▶ EXERCISE PROMPT
Copy out the data exactly, leaving the pictures behind.

▶ EXCERPTED DATA
########

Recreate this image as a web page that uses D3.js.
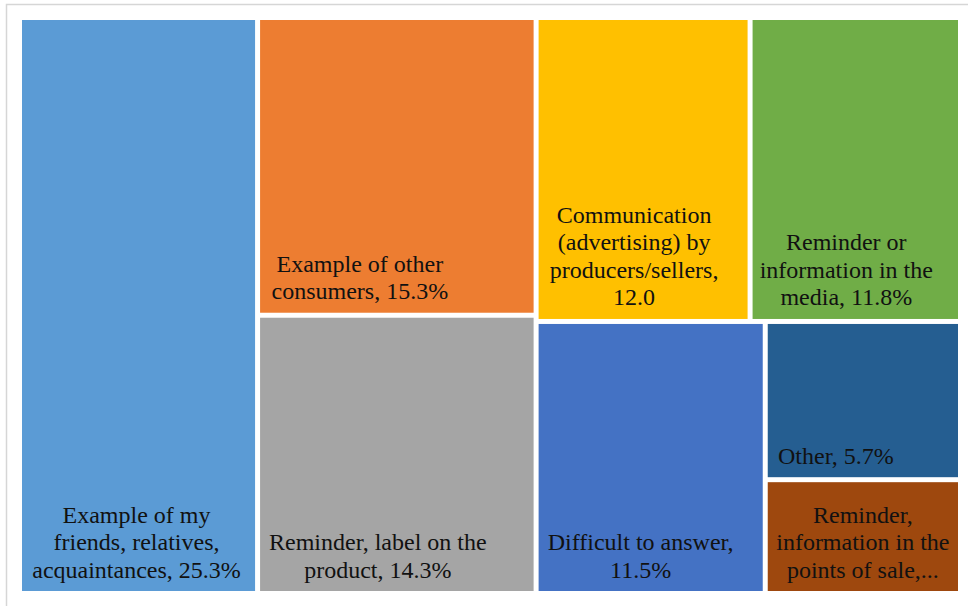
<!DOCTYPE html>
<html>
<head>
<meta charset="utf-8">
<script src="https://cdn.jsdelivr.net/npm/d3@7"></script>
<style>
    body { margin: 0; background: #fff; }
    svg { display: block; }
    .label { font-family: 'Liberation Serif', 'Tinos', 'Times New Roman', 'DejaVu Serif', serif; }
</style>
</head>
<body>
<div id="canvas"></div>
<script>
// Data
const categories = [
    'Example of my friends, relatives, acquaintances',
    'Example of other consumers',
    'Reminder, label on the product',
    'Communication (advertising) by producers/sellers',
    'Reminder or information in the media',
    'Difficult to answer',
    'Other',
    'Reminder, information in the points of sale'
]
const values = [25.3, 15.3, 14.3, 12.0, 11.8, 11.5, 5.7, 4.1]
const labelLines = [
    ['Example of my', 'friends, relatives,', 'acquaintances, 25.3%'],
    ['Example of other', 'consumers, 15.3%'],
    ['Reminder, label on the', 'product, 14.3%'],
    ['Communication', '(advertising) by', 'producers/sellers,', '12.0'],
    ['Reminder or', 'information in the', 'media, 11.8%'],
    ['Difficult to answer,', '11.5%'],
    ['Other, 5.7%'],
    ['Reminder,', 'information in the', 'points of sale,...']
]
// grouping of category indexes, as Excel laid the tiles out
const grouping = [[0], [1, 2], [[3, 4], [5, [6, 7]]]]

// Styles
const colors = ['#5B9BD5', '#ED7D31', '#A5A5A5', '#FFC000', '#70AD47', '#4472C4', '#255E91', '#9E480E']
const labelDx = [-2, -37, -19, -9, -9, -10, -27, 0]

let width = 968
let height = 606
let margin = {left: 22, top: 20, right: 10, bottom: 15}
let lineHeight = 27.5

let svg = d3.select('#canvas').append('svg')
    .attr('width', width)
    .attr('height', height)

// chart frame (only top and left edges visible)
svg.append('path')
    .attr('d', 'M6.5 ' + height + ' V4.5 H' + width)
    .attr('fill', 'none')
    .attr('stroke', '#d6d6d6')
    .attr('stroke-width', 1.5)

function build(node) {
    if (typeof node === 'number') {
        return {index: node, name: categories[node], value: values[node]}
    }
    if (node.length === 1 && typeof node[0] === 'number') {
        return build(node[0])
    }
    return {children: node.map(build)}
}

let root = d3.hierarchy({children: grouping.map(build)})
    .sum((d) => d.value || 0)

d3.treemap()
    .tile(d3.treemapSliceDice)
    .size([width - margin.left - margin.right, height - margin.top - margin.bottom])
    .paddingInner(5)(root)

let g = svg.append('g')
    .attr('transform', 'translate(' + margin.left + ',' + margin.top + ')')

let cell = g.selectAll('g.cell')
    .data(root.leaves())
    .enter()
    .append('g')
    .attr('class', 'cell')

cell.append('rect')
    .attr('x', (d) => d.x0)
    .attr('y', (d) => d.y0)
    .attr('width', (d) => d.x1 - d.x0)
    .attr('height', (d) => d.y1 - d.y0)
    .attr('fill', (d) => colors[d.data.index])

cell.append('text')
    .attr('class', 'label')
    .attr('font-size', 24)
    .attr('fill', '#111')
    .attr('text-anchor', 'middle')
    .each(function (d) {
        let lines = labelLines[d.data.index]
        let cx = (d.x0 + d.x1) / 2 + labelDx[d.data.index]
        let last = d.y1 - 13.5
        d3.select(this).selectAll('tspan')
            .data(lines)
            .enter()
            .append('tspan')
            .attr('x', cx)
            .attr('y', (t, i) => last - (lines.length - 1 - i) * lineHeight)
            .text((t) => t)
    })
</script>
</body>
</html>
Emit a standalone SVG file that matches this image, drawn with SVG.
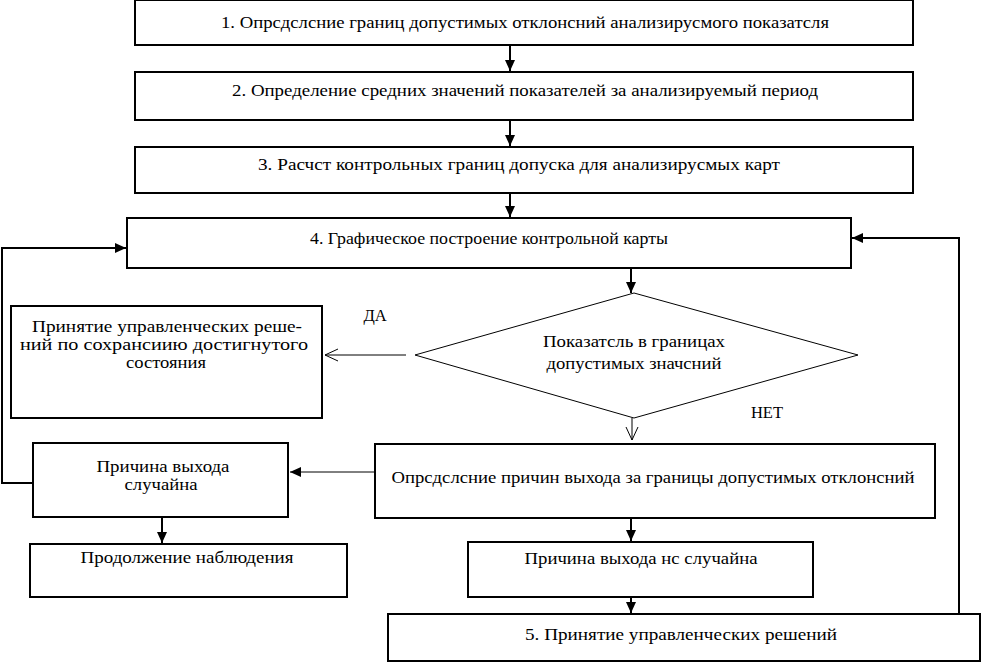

########

▶ ANSWER FOR THE TASK
Recreate this image as a web page that uses D3.js.
<!DOCTYPE html>
<html>
<head>
<meta charset="utf-8">
<script src="https://cdn.jsdelivr.net/npm/d3@7"></script>
<style>
    body { margin: 0; background: #fff; }
    svg { display: block; }
    .label { font-family: 'Liberation Serif', 'Tinos', 'Times New Roman', 'DejaVu Serif', serif; }
</style>
</head>
<body>
<div id="canvas"></div>
<script>
// Data
const categories = [
    'Example of my friends, relatives, acquaintances',
    'Example of other consumers',
    'Reminder, label on the product',
    'Communication (advertising) by producers/sellers',
    'Reminder or information in the media',
    'Difficult to answer',
    'Other',
    'Reminder, information in the points of sale'
]
const values = [25.3, 15.3, 14.3, 12.0, 11.8, 11.5, 5.7, 4.1]
const labelLines = [
    ['Example of my', 'friends, relatives,', 'acquaintances, 25.3%'],
    ['Example of other', 'consumers, 15.3%'],
    ['Reminder, label on the', 'product, 14.3%'],
    ['Communication', '(advertising) by', 'producers/sellers,', '12.0'],
    ['Reminder or', 'information in the', 'media, 11.8%'],
    ['Difficult to answer,', '11.5%'],
    ['Other, 5.7%'],
    ['Reminder,', 'information in the', 'points of sale,...']
]
// grouping of category indexes, as Excel laid the tiles out
const grouping = [[0], [1, 2], [[3, 4], [5, [6, 7]]]]

// Styles
const colors = ['#5B9BD5', '#ED7D31', '#A5A5A5', '#FFC000', '#70AD47', '#4472C4', '#255E91', '#9E480E']
const labelDx = [-2, -37, -19, -9, -9, -10, -27, 0]

let width = 968
let height = 606
let margin = {left: 22, top: 20, right: 10, bottom: 15}
let lineHeight = 27.5

let svg = d3.select('#canvas').append('svg')
    .attr('width', width)
    .attr('height', height)

// chart frame (only top and left edges visible)
svg.append('path')
    .attr('d', 'M6.5 ' + height + ' V4.5 H' + width)
    .attr('fill', 'none')
    .attr('stroke', '#d6d6d6')
    .attr('stroke-width', 1.5)

function build(node) {
    if (typeof node === 'number') {
        return {index: node, name: categories[node], value: values[node]}
    }
    if (node.length === 1 && typeof node[0] === 'number') {
        return build(node[0])
    }
    return {children: node.map(build)}
}

let root = d3.hierarchy({children: grouping.map(build)})
    .sum((d) => d.value || 0)

d3.treemap()
    .tile(d3.treemapSliceDice)
    .size([width - margin.left - margin.right, height - margin.top - margin.bottom])
    .paddingInner(5)(root)

let g = svg.append('g')
    .attr('transform', 'translate(' + margin.left + ',' + margin.top + ')')

let cell = g.selectAll('g.cell')
    .data(root.leaves())
    .enter()
    .append('g')
    .attr('class', 'cell')

cell.append('rect')
    .attr('x', (d) => d.x0)
    .attr('y', (d) => d.y0)
    .attr('width', (d) => d.x1 - d.x0)
    .attr('height', (d) => d.y1 - d.y0)
    .attr('fill', (d) => colors[d.data.index])

cell.append('text')
    .attr('class', 'label')
    .attr('font-size', 24)
    .attr('fill', '#111')
    .attr('text-anchor', 'middle')
    .each(function (d) {
        let lines = labelLines[d.data.index]
        let cx = (d.x0 + d.x1) / 2 + labelDx[d.data.index]
        let last = d.y1 - 13.5
        d3.select(this).selectAll('tspan')
            .data(lines)
            .enter()
            .append('tspan')
            .attr('x', cx)
            .attr('y', (t, i) => last - (lines.length - 1 - i) * lineHeight)
            .text((t) => t)
    })
</script>
</body>
</html>
Emit a standalone SVG file that matches this image, drawn with SVG.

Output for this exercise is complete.